Somewhere in Boise, two 500-year-old skeletons discovered in Idaho’s high desert plains are stored in a secure place as three Native American tribes try to claim the remains and anthropologists lament a lost research opportunity.
U.S. officials won’t say where the bones of the young adult and a child are being kept as the U.S. Bureau of Land Management assesses the claims by the Shoshone-Bannock Tribes in eastern Idaho, Shoshone-Paiute Tribes in southern Idaho and northern Nevada and the Nez Perce Tribe in northern Idaho.
The federal agency considers its negotiations with the tribes about the bones to be sensitive government-to-government communications, and only confirmed the discussions after The Associated Press filed a Freedom of Information Act request.
The skeletons were found in such good condition last April that Idaho authorities initially treated the southwestern Snake River Plain site as a possible crime scene. Authorities said they were either dealing with a double homicide that had happened in recent decades, bones from pioneers who died in the 19th century while traveling along the nearby Oregon Trail or the remains of Native Americans from that era or earlier.

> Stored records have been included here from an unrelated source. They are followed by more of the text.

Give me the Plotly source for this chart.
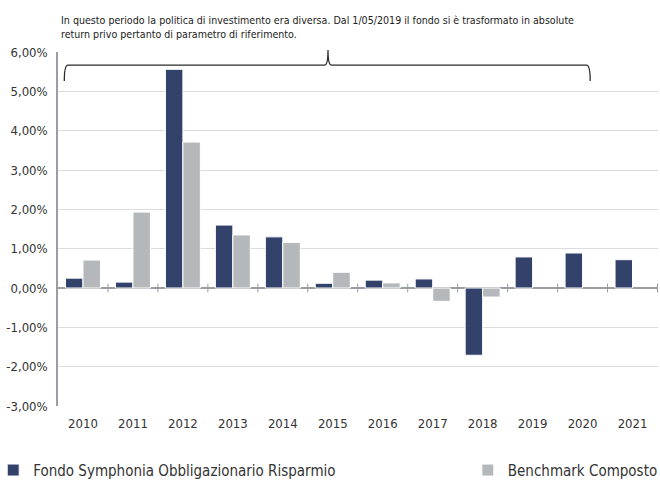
import plotly.graph_objects as go

years = ["2010", "2011", "2012", "2013", "2014", "2015", "2016", "2017", "2018", "2019", "2020", "2021"]
fondo = [0.25, 0.15, 5.56, 1.60, 1.30, 0.12, 0.20, 0.23, -1.71, 0.79, 0.89, 0.72]
benchmark = [0.71, 1.93, 3.71, 1.35, 1.16, 0.40, 0.13, -0.34, -0.23, None, None, None]
y_ticks = [-3, -2, -1, 0, 1, 2, 3, 4, 5, 6]
y_tick_labels = ["-3,00%", "-2,00%", "-1,00%", "0,00%", "1,00%", "2,00%", "3,00%", "4,00%", "5,00%", "6,00%"]
fondo_name = "Fondo Symphonia Obbligazionario Risparmio"
bench_name = "Benchmark Composto"
note = ("In questo periodo la politica di investimento era diversa. Dal 1/05/2019 il fondo si è trasformato in absolute<br>"
        "return privo pertanto di parametro di riferimento.")

FONT = "DejaVu Sans Condensed, Liberation Sans Narrow, sans-serif"
NAVY = "#33426b"
GREY = "#b5b8bb"

fig = go.Figure()
fig.add_trace(go.Bar(x=years, y=fondo, name=fondo_name, legend="legend",
                     marker=dict(color=NAVY, line=dict(color="white", width=1))))
fig.add_trace(go.Bar(x=years, y=benchmark, name=bench_name, legend="legend2",
                     marker=dict(color=GREY, line=dict(color="white", width=1))))

shapes = []
# tick marks on the zero line at category boundaries
for i in range(1, len(years) + 1):
    shapes.append(dict(type="line", xref="x", yref="y", x0=i - 0.5, x1=i - 0.5, y0=-0.11, y1=0.11,
                       line=dict(color="#9a9da1", width=1)))

# curly brace over the period
L, R, M = 0.0105, 0.887, 0.450
yl, ye, yp = 0.963, 0.918, 1.006
dx = 0.006
path = (f"M{L},{ye} Q{L},{yl} {L+dx},{yl} L{M-dx},{yl} Q{M},{yl} {M},{yp} "
        f"Q{M},{yl} {M+dx},{yl} L{R-dx},{yl} Q{R},{yl} {R},{ye}")
shapes.append(dict(type="path", xref="paper", yref="paper", path=path, line=dict(color="#2b2b2b", width=1.3)))

legend_common = dict(orientation="h", y=-0.135, yanchor="top", itemwidth=30,
                     font=dict(size=15, color="#333333", family=FONT), bgcolor="rgba(0,0,0,0)")

fig.update_layout(
    width=660, height=481,
    margin=dict(l=58, r=2, t=52, b=75, autoexpand=False),
    paper_bgcolor="white", plot_bgcolor="white",
    font=dict(family=FONT, color="#333333"),
    barmode="group", bargap=0.3, bargroupgap=0.0,
    showlegend=True,
    legend=dict(x=-0.108, xanchor="left", **legend_common),
    legend2=dict(x=0.683, xanchor="left", **legend_common),
    shapes=shapes,
    annotations=[dict(text=note, xref="paper", yref="paper", x=0.002, y=1.114, xanchor="left", yanchor="top",
                      align="left", showarrow=False, font=dict(size=10.6, color="#222222", family=FONT))],
    xaxis=dict(type="category", showgrid=False, showline=False, ticks="", automargin=False,
               tickfont=dict(size=13, color="#333333"), ticklabelstandoff=8),
    yaxis=dict(range=[-3, 6], tickvals=y_ticks, ticktext=y_tick_labels, showgrid=True, automargin=False,
               gridcolor="#dcdcdc", gridwidth=1, zeroline=True, zerolinecolor="#9a9da1", zerolinewidth=1.5,
               showline=True, linecolor="#9a9da1", linewidth=1.5, ticks="",
               tickfont=dict(size=13, color="#333333"), ticklabelstandoff=6),
)

fig.write_html("out.html", config={"displayModeBar": False},
               post_script="document.body.style.margin='0';")
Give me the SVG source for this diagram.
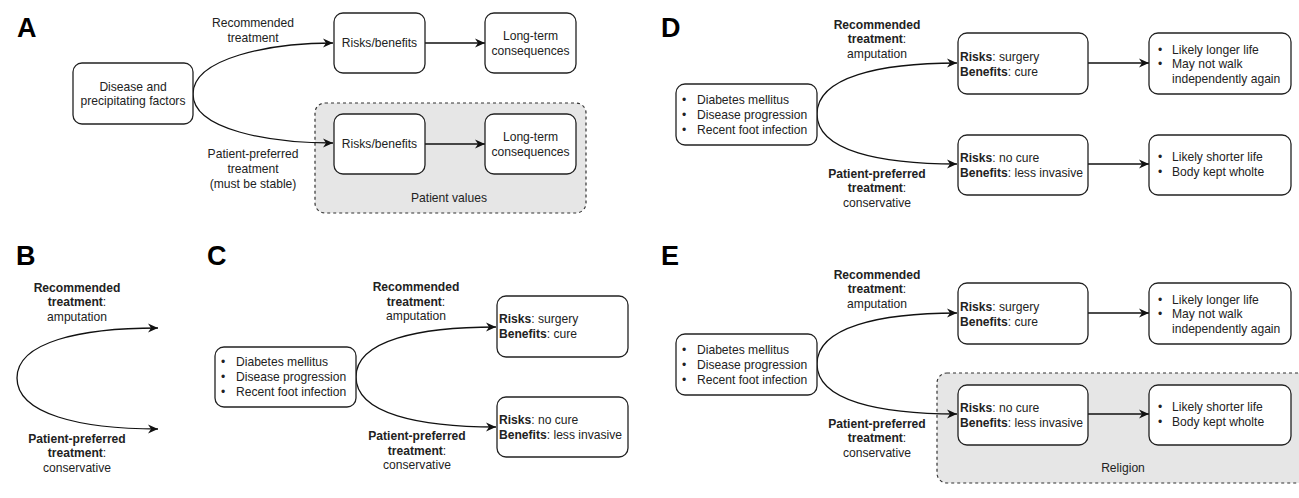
<svg xmlns="http://www.w3.org/2000/svg" width="1299" height="498" viewBox="0 0 1299 498">
<style>
text{font-family:"Liberation Sans",Arial,sans-serif;font-size:12.1px;fill:#222}
.lbl{font-size:27px;font-weight:bold;fill:#000}
.c{text-anchor:middle}
.b{font-weight:bold}
.box{fill:#fff;stroke:#222;stroke-width:1.3}
.grp{fill:#e6e6e6;stroke:#333;stroke-width:1.2;stroke-dasharray:3,3}
.edge{fill:none;stroke:#111;stroke-width:1.3;marker-end:url(#ah)}
</style>
<defs>
<marker id="ah" markerUnits="userSpaceOnUse" markerWidth="12" markerHeight="10" refX="10" refY="5" orient="auto">
<path d="M0,0.5 L10,5 L0,9.5 L3,5 Z" fill="#111"/>
</marker>
</defs>
<rect width="1299" height="498" fill="#fff"/>

<!-- panel labels -->
<text class="lbl" x="17" y="37">A</text>
<text class="lbl" x="16" y="265">B</text>
<text class="lbl" x="207" y="265">C</text>
<text class="lbl" x="661" y="37">D</text>
<text class="lbl" x="661" y="265">E</text>

<!-- group boxes -->
<g id="patient-values">
<rect class="grp" x="315" y="103" width="271" height="110" rx="10"/>
<text class="c" x="449" y="202">Patient values</text>
</g>
<g id="religion">
<rect class="grp" x="937" y="373" width="380" height="110" rx="10"/>
<text class="c" x="1123" y="472">Religion</text>
</g>

<!-- connectors -->
<g id="connectors">
<path class="edge" d="M193,94 C193,58 270,43 333,43"/>
<path class="edge" d="M193,94 C193,130 270,143 333,143"/>
<path class="edge" d="M425,43 L485,43"/>
<path class="edge" d="M425,144 L485,144"/>
<path class="edge" d="M17,378 C17,342 80,328 158,328"/>
<path class="edge" d="M17,378 C17,414 80,429 158,429"/>
<path class="edge" d="M356,377 C356,340 420,327 496,327"/>
<path class="edge" d="M356,377 C356,414 420,427 496,427"/>
<path class="edge" d="M817,114 C817,77 880,63 957,63"/>
<path class="edge" d="M817,114 C817,151 880,164 957,164"/>
<path class="edge" d="M1088,63 L1149,63"/>
<path class="edge" d="M1088,164 L1149,164"/>
<path class="edge" d="M817,364 C817,327 880,313 957,313"/>
<path class="edge" d="M817,364 C817,401 880,414 957,414"/>
<path class="edge" d="M1088,313 L1149,313"/>
<path class="edge" d="M1088,414 L1149,414"/>
</g>

<!-- edge labels A -->
<g id="labels-A">
<text class="c" x="253" y="27">Recommended</text>
<text class="c" x="253" y="42">treatment</text>
<text class="c" x="253" y="158">Patient-preferred</text>
<text class="c" x="253" y="173">treatment</text>
<text class="c" x="253" y="188">(must be stable)</text>
</g>

<!-- Panel A nodes -->
<g id="A-disease">
<rect class="box" x="73" y="63" width="120" height="61" rx="9"/>
<text class="c" x="133" y="91">Disease and</text>
<text class="c" x="133" y="105">precipitating factors</text>
</g>
<g id="A-risks1">
<rect class="box" x="334" y="13" width="91" height="60" rx="9"/>
<text class="c" x="379.5" y="47">Risks/benefits</text>
</g>
<g id="A-long1">
<rect class="box" x="485" y="13" width="91" height="60" rx="9"/>
<text class="c" x="530.5" y="40">Long-term</text>
<text class="c" x="530.5" y="55">consequences</text>
</g>
<g id="A-risks2">
<rect class="box" x="334" y="114" width="91" height="60" rx="9"/>
<text class="c" x="379.5" y="148">Risks/benefits</text>
</g>
<g id="A-long2">
<rect class="box" x="485" y="114" width="91" height="60" rx="9"/>
<text class="c" x="530.5" y="141">Long-term</text>
<text class="c" x="530.5" y="156">consequences</text>
</g>

<!-- Panel B labels -->
<g id="labels-B">
<text class="c b" x="77" y="292">Recommended</text>
<text class="c" x="77" y="306"><tspan class="b">treatment</tspan>:</text>
<text class="c" x="77" y="321">amputation</text>
<text class="c b" x="77" y="443">Patient-preferred</text>
<text class="c" x="77" y="457"><tspan class="b">treatment</tspan>:</text>
<text class="c" x="77" y="472">conservative</text>
</g>

<!-- Panel C -->
<g id="labels-C">
<text class="c b" x="416" y="291">Recommended</text>
<text class="c" x="416" y="306"><tspan class="b">treatment</tspan>:</text>
<text class="c" x="416" y="320">amputation</text>
<text class="c b" x="417" y="440">Patient-preferred</text>
<text class="c" x="417" y="455"><tspan class="b">treatment</tspan>:</text>
<text class="c" x="417" y="469">conservative</text>
</g>
<g id="C-factors">
<rect class="box" x="215" y="347" width="141" height="60" rx="9"/>
<text x="221" y="366">•</text><text x="236" y="366">Diabetes mellitus</text>
<text x="221" y="381">•</text><text x="236" y="381">Disease progression</text>
<text x="221" y="396">•</text><text x="236" y="396">Recent foot infection</text>
</g>
<g id="C-rec">
<rect class="box" x="497" y="296" width="131" height="61" rx="9"/>
<text x="499" y="323"><tspan class="b">Risks</tspan>: surgery</text>
<text x="499" y="338"><tspan class="b">Benefits</tspan>: cure</text>
</g>
<g id="C-pref">
<rect class="box" x="497" y="397" width="131" height="60" rx="9"/>
<text x="499" y="424"><tspan class="b">Risks</tspan>: no cure</text>
<text x="499" y="439"><tspan class="b">Benefits</tspan>: less invasive</text>
</g>

<!-- Panel D -->
<g id="labels-D">
<text class="c b" x="877" y="29">Recommended</text>
<text class="c" x="877" y="43"><tspan class="b">treatment</tspan>:</text>
<text class="c" x="877" y="58">amputation</text>
<text class="c b" x="877" y="178">Patient-preferred</text>
<text class="c" x="877" y="192"><tspan class="b">treatment</tspan>:</text>
<text class="c" x="877" y="207">conservative</text>
</g>
<g id="D-factors">
<rect class="box" x="676" y="84" width="141" height="61" rx="9"/>
<text x="682" y="104">•</text><text x="697" y="104">Diabetes mellitus</text>
<text x="682" y="119">•</text><text x="697" y="119">Disease progression</text>
<text x="682" y="134">•</text><text x="697" y="134">Recent foot infection</text>
</g>
<g id="D-rec">
<rect class="box" x="958" y="33" width="130" height="61" rx="9"/>
<text x="960" y="61"><tspan class="b">Risks</tspan>: surgery</text>
<text x="960" y="76"><tspan class="b">Benefits</tspan>: cure</text>
</g>
<g id="D-pref">
<rect class="box" x="958" y="135" width="130" height="60" rx="9"/>
<text x="960" y="162"><tspan class="b">Risks</tspan>: no cure</text>
<text x="960" y="177"><tspan class="b">Benefits</tspan>: less invasive</text>
</g>
<g id="D-rec-out">
<rect class="box" x="1149" y="33" width="142" height="61" rx="9"/>
<text x="1158" y="54">•</text><text x="1172" y="54">Likely longer life</text>
<text x="1158" y="68">•</text><text x="1172" y="68">May not walk</text>
<text x="1172" y="83">independently again</text>
</g>
<g id="D-pref-out">
<rect class="box" x="1149" y="135" width="142" height="60" rx="9"/>
<text x="1158" y="161">•</text><text x="1172" y="161">Likely shorter life</text>
<text x="1158" y="176">•</text><text x="1172" y="176">Body kept wholte</text>
</g>

<!-- Panel E -->
<g id="labels-E">
<text class="c b" x="877" y="279">Recommended</text>
<text class="c" x="877" y="293"><tspan class="b">treatment</tspan>:</text>
<text class="c" x="877" y="308">amputation</text>
<text class="c b" x="877" y="428">Patient-preferred</text>
<text class="c" x="877" y="442"><tspan class="b">treatment</tspan>:</text>
<text class="c" x="877" y="457">conservative</text>
</g>
<g id="E-factors">
<rect class="box" x="676" y="334" width="141" height="61" rx="9"/>
<text x="682" y="354">•</text><text x="697" y="354">Diabetes mellitus</text>
<text x="682" y="369">•</text><text x="697" y="369">Disease progression</text>
<text x="682" y="384">•</text><text x="697" y="384">Recent foot infection</text>
</g>
<g id="E-rec">
<rect class="box" x="958" y="283" width="130" height="61" rx="9"/>
<text x="960" y="311"><tspan class="b">Risks</tspan>: surgery</text>
<text x="960" y="326"><tspan class="b">Benefits</tspan>: cure</text>
</g>
<g id="E-pref">
<rect class="box" x="958" y="385" width="130" height="60" rx="9"/>
<text x="960" y="412"><tspan class="b">Risks</tspan>: no cure</text>
<text x="960" y="427"><tspan class="b">Benefits</tspan>: less invasive</text>
</g>
<g id="E-rec-out">
<rect class="box" x="1149" y="283" width="142" height="61" rx="9"/>
<text x="1158" y="304">•</text><text x="1172" y="304">Likely longer life</text>
<text x="1158" y="318">•</text><text x="1172" y="318">May not walk</text>
<text x="1172" y="333">independently again</text>
</g>
<g id="E-pref-out">
<rect class="box" x="1149" y="385" width="142" height="60" rx="9"/>
<text x="1158" y="411">•</text><text x="1172" y="411">Likely shorter life</text>
<text x="1158" y="426">•</text><text x="1172" y="426">Body kept wholte</text>
</g>
</svg>
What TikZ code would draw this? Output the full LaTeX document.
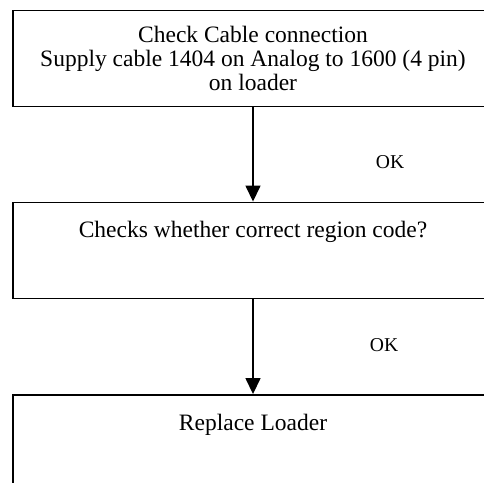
\documentclass[tikz,border=0pt]{standalone}
\usepackage{fontspec}
\setmainfont{Liberation Serif}
\usetikzlibrary{arrows.meta}

\begin{document}
\begin{tikzpicture}[x=1pt,y=-1pt,>={Triangle[width=15pt,length=16pt]},
    box/.style={draw,line width=1.9pt,minimum width=480pt,minimum height=96pt,
      inner sep=0pt,align=center,font=\fontsize{23.5}{24}\selectfont},
    boxtext/.style={anchor=base,inner sep=0pt,font=\fontsize{23.5}{24}\selectfont},
    oklabel/.style={inner sep=0pt,font=\fontsize{19.6}{22}\selectfont}]
  \useasboundingbox (0,0) rectangle (484,482);
  \clip (0,0) rectangle (484,482);

  \node[box] (b1) at (253,58.5)
    {Check Cable connection\\Supply cable 1404 on Analog to 1600 (4 pin)\\on loader};
  \node[box] (b2) at (253,250.5) {};
  \node[box] (b3) at (253,443) {};

  \node[boxtext] (t2) at (253,237) {Checks whether correct region code?};
  \node[boxtext] (t3) at (253,430) {Replace Loader};

  \foreach \a/\b in {b1/b2,b2/b3} {
    \draw[->,line width=1.5pt] (\a) -- (\b);
  }

  \node[oklabel] (ok1) at (390,162) {OK};
  \node[oklabel] (ok2) at (384,345) {OK};
\end{tikzpicture}
\end{document}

But carbon dating tests from a lab in Florida found the young adult and the child or teen lived sometime during the 1400s to 1600s. Elmore County investigators were so surprised that they sent bone samples to be checked at another lab in Arizona, which returned similar results.
The Bureau of Land Management is using a process in the Native American Graves Protection and Repatriation Act to return the skeletons. A decision is possible this spring, said agency spokesman Michael Williamson.
“We’re giving it the time it needs and looking forward to having a decision made where all parties are satisfied,” he said.
For the tribes, it’s a matter of recovering two of their own who were among the nomadic Native Americans who experts say spent winters near Snake River Canyon and summers at higher elevation prairies — eating native plants and hunting mostly deer and rabbits but occasionally elk and bison.
“We’ve always pointed out that we’ve been here for thousands of years,” Shoshone-Paiute Tribes Chairman Ted Howard said after the age of the bones was disclosed. “For our tribe and the Shoshone-Bannock Tribes, those are the remains of our people, our ancestors.”
Kayeloni Scott, communications director for the Nez Perce Tribe, said her tribe has historically been present in the area where the skeletons were found.
“That’s why we’re speaking on behalf of the bones,” she said in a voicemail. “Also, the primary reason was just to make sure someone was taking care of them, and they weren’t just being left alone.”
The land management bureau confirmed that the Shoshone-Bannock Tribes is the third with a claim for the bones. Tribe spokeswoman Randy’L Teton did not return a telephone message seeking comment.
The tribes don’t let researchers conduct tests on remains of ancestors and anthropologists say the unique nature of the find means that experts are losing an opportunity to learn more about how Native Americans lived in a place where the first documented visit by outsiders was in 1805.
The skeletons were discovered in dry sagebrush steppe by an Idaho Department of Fish and Game worker checking ground squirrel hunters’ licenses about 5 miles (8 kilometers) from the small city of Mountain Home. A badger digging into the squirrels’ burrows apparently exposed some bones.
Law enforcement authorities who treated the find as a crime scene reported finding no prehistoric items with the bones — such as stone tools or beads.
But anthropologists say evidence of how the two had lived might have been found by trained experts if the area had also been treated from the onset as a possible anthropological site. There are fewer than a dozen known Native American burial sites on the Snake River Plain, and this site was unique because none of the other sites have had the remains of more than one person.
“If there had been any indication at the outset that this was a prehistoric internment, a much more systematic process would have been conducted,” said Mark Plew, an anthropology professor at Boise State University. “These inadvertent discoveries often go into a black hole.”
Law enforcement officials after finding out the approximate age of the bones had no more testing conducted because it is costly and can involve destruction of bone material.
But Plew said a more thorough examination of the bones with isotope analysis and by anthropologists could reveal the gender of the two, what they ate, whether they had survived periods of famine and possibly their cause or causes of death.
“The opportunities are rare,” he said. “As these go away, the opportunity to do that kind of research is lost.”
For the tribes, trying to recover the remains “is a very emotional process,” said Pei-Lin Yu, a Boise State anthropology assistant professor who previously worked as a federal government official on projects to return Native American bones to tribes. The age of the bones doesn’t matter to them, she said.
“Time doesn’t actually figure into their feelings of association and responsibility as stewards of their ancestors,” Yu said.